* _Supplied data_
---
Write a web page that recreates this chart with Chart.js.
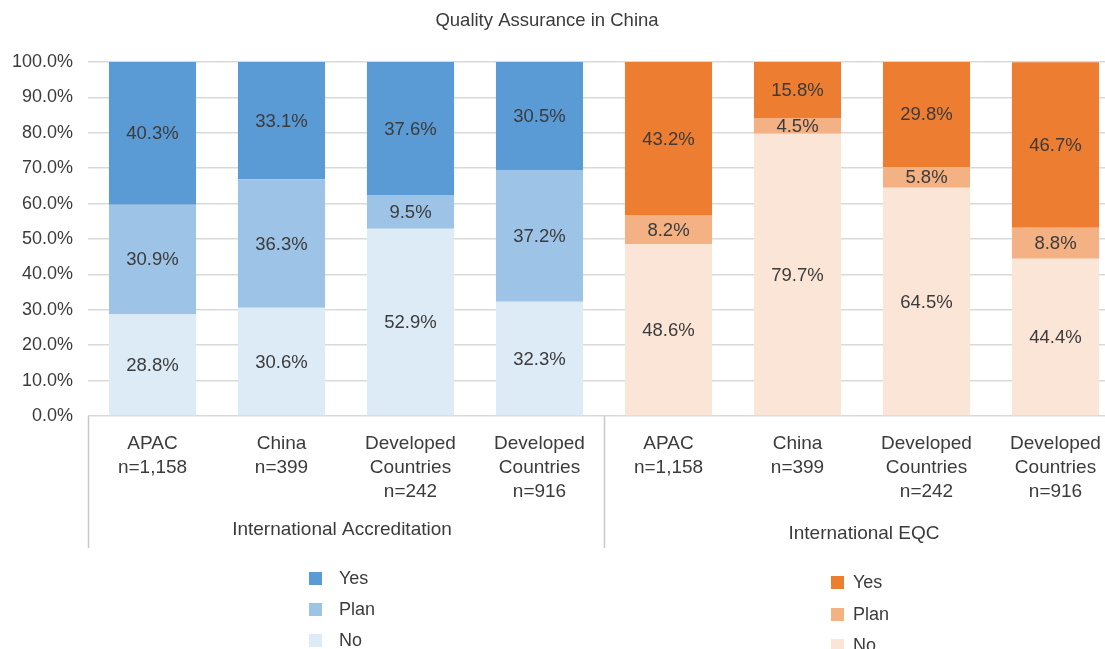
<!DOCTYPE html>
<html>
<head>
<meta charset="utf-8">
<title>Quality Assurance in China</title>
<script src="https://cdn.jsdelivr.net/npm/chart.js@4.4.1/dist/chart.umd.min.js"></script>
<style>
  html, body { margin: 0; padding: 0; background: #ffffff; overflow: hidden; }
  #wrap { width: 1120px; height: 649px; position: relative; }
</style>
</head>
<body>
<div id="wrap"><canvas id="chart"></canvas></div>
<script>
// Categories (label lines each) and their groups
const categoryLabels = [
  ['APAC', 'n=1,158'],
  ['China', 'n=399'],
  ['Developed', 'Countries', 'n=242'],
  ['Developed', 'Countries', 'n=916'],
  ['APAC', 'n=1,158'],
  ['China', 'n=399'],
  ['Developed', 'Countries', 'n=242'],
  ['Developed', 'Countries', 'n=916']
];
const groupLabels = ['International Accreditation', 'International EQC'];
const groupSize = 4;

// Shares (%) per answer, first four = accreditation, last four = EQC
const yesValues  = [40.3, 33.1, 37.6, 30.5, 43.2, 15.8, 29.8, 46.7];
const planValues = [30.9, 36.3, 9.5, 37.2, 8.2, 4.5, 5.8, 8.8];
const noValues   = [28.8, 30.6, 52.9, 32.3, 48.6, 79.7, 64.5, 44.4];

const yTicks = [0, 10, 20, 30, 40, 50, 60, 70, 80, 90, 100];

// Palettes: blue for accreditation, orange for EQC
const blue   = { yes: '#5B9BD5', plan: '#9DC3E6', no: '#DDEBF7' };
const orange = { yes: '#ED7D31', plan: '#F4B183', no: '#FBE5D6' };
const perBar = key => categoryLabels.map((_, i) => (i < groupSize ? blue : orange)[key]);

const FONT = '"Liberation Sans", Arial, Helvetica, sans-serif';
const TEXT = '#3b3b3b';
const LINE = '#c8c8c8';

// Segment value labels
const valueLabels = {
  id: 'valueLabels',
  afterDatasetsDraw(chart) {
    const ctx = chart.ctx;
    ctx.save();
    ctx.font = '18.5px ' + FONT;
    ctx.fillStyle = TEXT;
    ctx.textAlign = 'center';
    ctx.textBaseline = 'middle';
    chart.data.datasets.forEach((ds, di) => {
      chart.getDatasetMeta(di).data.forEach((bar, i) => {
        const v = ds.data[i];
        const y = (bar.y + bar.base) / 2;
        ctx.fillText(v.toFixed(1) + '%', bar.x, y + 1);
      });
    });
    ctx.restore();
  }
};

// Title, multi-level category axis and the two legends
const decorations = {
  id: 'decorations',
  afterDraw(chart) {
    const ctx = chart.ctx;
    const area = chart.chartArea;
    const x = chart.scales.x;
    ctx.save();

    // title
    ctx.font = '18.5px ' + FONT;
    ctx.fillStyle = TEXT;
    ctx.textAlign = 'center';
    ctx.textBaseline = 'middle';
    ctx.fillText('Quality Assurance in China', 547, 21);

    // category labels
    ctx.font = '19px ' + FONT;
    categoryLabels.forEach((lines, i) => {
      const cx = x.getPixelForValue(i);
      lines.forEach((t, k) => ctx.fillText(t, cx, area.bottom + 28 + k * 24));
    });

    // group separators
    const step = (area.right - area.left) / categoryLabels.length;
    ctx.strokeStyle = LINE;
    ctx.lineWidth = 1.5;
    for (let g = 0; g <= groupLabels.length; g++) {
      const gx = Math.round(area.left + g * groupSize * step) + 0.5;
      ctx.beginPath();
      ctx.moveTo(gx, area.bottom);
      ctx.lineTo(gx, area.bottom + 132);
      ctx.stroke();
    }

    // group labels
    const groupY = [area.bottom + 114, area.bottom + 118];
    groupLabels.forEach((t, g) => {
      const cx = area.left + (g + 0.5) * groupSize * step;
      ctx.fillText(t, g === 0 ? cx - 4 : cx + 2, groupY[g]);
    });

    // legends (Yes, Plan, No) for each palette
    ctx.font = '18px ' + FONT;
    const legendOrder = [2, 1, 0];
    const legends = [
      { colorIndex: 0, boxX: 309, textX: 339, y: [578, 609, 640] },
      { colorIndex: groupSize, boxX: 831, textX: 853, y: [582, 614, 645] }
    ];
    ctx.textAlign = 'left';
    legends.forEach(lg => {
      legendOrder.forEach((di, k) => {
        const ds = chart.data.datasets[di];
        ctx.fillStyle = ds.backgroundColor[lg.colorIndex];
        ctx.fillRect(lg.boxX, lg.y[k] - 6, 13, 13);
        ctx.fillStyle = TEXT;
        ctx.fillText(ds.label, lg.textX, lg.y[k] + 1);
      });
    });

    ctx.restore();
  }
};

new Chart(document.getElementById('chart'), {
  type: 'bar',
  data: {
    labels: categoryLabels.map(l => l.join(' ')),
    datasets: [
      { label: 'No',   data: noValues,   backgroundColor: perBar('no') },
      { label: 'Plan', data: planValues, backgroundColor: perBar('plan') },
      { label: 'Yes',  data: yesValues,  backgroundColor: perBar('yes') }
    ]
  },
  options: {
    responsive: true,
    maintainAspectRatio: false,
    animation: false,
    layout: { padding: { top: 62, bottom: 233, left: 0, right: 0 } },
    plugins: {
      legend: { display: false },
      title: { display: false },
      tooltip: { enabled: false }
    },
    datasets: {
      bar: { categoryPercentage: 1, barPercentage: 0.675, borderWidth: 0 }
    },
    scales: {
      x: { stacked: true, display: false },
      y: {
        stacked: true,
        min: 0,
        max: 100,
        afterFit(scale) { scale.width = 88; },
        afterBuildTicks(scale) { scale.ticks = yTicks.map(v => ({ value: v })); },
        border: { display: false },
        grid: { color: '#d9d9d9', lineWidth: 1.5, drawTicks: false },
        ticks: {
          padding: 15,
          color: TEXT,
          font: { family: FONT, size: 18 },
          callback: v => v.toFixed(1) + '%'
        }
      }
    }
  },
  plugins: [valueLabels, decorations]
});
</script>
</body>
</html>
---
* _Instructions for the task_
Exactly as they appear, print the lines of the listing above from its first line through the line that contains "80, 90, 100];", minus the pictures.

* _Finished answer_
Write a web page that recreates this chart with Chart.js.
<!DOCTYPE html>
<html>
<head>
<meta charset="utf-8">
<title>Quality Assurance in China</title>
<script src="https://cdn.jsdelivr.net/npm/chart.js@4.4.1/dist/chart.umd.min.js"></script>
<style>
  html, body { margin: 0; padding: 0; background: #ffffff; overflow: hidden; }
  #wrap { width: 1120px; height: 649px; position: relative; }
</style>
</head>
<body>
<div id="wrap"><canvas id="chart"></canvas></div>
<script>
// Categories (label lines each) and their groups
const categoryLabels = [
  ['APAC', 'n=1,158'],
  ['China', 'n=399'],
  ['Developed', 'Countries', 'n=242'],
  ['Developed', 'Countries', 'n=916'],
  ['APAC', 'n=1,158'],
  ['China', 'n=399'],
  ['Developed', 'Countries', 'n=242'],
  ['Developed', 'Countries', 'n=916']
];
const groupLabels = ['International Accreditation', 'International EQC'];
const groupSize = 4;

// Shares (%) per answer, first four = accreditation, last four = EQC
const yesValues  = [40.3, 33.1, 37.6, 30.5, 43.2, 15.8, 29.8, 46.7];
const planValues = [30.9, 36.3, 9.5, 37.2, 8.2, 4.5, 5.8, 8.8];
const noValues   = [28.8, 30.6, 52.9, 32.3, 48.6, 79.7, 64.5, 44.4];

const yTicks = [0, 10, 20, 30, 40, 50, 60, 70, 80, 90, 100];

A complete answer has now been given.